## Available data
╭──
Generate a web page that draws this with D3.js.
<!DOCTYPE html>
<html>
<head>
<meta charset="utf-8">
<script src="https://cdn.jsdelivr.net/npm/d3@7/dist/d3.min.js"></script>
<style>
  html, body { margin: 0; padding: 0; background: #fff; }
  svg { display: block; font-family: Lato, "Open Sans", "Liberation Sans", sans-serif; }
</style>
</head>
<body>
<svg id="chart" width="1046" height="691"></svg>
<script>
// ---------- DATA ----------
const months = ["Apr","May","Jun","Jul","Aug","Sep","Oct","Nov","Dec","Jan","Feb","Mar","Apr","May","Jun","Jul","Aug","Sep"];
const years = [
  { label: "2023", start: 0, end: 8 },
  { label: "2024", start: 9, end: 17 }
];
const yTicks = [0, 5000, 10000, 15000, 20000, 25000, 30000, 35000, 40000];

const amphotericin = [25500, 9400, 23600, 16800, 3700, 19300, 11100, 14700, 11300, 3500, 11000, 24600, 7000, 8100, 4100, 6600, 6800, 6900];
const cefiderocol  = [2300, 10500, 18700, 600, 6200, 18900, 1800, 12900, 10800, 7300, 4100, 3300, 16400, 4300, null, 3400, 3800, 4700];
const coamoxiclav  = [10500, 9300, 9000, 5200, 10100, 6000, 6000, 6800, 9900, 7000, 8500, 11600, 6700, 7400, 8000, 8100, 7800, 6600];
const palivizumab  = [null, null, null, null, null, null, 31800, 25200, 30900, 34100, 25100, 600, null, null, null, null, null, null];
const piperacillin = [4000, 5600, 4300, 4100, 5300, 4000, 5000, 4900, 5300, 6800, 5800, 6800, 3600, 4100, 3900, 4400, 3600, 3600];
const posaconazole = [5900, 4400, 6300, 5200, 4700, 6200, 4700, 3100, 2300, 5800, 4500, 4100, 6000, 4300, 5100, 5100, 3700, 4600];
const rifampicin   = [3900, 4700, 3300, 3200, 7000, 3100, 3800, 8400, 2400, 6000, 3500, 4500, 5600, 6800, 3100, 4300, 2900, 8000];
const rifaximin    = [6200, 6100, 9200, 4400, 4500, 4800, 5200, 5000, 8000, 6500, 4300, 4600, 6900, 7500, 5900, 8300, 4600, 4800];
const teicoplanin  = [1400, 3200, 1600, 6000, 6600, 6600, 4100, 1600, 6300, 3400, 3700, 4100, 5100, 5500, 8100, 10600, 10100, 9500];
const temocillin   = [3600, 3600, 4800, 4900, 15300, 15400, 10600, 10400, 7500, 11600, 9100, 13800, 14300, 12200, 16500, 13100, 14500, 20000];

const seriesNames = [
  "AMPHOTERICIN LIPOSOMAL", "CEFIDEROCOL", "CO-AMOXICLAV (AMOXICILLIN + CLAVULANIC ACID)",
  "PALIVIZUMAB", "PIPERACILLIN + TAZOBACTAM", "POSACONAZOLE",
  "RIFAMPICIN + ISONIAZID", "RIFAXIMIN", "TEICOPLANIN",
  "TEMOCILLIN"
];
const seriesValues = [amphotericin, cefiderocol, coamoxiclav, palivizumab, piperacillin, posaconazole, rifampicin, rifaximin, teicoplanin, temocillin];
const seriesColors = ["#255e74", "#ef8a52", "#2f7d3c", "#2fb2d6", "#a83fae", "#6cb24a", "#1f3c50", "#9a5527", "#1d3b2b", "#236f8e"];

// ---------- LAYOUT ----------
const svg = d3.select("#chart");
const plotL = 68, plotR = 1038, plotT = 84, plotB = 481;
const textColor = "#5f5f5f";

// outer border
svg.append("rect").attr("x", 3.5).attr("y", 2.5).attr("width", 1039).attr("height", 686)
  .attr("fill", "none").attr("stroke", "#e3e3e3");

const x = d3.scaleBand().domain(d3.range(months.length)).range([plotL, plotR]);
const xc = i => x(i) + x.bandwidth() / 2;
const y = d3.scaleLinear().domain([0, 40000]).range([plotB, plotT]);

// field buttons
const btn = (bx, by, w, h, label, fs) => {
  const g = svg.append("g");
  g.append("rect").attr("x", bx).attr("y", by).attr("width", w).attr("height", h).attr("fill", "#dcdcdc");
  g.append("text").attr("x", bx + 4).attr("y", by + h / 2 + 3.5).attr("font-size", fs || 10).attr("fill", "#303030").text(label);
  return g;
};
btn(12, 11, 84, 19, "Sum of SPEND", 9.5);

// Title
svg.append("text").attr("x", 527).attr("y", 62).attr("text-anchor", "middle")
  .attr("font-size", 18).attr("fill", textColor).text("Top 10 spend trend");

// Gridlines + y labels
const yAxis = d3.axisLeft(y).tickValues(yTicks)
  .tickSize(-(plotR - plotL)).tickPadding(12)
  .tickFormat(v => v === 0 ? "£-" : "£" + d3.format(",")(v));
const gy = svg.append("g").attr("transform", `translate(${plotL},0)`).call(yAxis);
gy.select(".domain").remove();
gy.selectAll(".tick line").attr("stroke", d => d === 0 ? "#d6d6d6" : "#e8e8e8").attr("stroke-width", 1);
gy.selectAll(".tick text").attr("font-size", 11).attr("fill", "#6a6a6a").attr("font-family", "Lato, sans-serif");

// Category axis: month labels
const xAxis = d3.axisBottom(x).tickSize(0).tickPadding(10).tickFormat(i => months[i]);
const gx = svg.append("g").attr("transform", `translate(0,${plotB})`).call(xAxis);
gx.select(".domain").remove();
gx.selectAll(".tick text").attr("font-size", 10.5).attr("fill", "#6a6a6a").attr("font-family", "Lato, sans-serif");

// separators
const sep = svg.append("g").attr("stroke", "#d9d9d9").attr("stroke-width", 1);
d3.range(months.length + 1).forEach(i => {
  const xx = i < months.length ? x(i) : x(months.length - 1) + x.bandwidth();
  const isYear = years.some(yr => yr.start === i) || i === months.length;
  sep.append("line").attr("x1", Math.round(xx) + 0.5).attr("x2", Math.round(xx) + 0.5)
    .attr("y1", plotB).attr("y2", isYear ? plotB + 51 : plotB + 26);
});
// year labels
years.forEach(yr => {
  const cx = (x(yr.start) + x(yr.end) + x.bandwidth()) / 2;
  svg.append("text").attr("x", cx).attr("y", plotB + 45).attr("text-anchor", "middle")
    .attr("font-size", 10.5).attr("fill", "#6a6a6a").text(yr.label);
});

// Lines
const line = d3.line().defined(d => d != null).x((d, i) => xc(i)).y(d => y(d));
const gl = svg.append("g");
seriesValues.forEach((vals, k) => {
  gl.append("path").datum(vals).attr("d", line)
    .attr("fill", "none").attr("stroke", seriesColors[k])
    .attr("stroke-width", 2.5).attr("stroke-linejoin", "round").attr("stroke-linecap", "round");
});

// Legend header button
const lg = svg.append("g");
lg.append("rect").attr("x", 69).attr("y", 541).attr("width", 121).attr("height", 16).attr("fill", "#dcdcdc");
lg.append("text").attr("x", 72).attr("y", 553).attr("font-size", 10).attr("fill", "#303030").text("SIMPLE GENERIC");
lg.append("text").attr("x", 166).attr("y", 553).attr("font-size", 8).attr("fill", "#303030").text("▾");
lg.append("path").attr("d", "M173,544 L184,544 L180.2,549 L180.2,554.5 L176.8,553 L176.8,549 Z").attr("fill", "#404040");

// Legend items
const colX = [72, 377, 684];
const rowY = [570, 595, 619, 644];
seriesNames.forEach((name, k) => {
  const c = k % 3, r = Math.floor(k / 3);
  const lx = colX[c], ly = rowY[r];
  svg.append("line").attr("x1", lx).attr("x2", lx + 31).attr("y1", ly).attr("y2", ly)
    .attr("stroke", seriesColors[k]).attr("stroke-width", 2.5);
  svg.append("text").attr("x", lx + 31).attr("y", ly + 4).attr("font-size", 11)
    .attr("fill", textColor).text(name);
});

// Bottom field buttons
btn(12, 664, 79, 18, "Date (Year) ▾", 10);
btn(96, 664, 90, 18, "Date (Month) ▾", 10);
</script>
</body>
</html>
╰──
## What to produce
Only the lines from the beginning of the material to the line containing "30000, 35000, 40000];" should be echoed, verbatim and in full.

## Problem solution
Generate a web page that draws this with D3.js.
<!DOCTYPE html>
<html>
<head>
<meta charset="utf-8">
<script src="https://cdn.jsdelivr.net/npm/d3@7/dist/d3.min.js"></script>
<style>
  html, body { margin: 0; padding: 0; background: #fff; }
  svg { display: block; font-family: Lato, "Open Sans", "Liberation Sans", sans-serif; }
</style>
</head>
<body>
<svg id="chart" width="1046" height="691"></svg>
<script>
// ---------- DATA ----------
const months = ["Apr","May","Jun","Jul","Aug","Sep","Oct","Nov","Dec","Jan","Feb","Mar","Apr","May","Jun","Jul","Aug","Sep"];
const years = [
  { label: "2023", start: 0, end: 8 },
  { label: "2024", start: 9, end: 17 }
];
const yTicks = [0, 5000, 10000, 15000, 20000, 25000, 30000, 35000, 40000];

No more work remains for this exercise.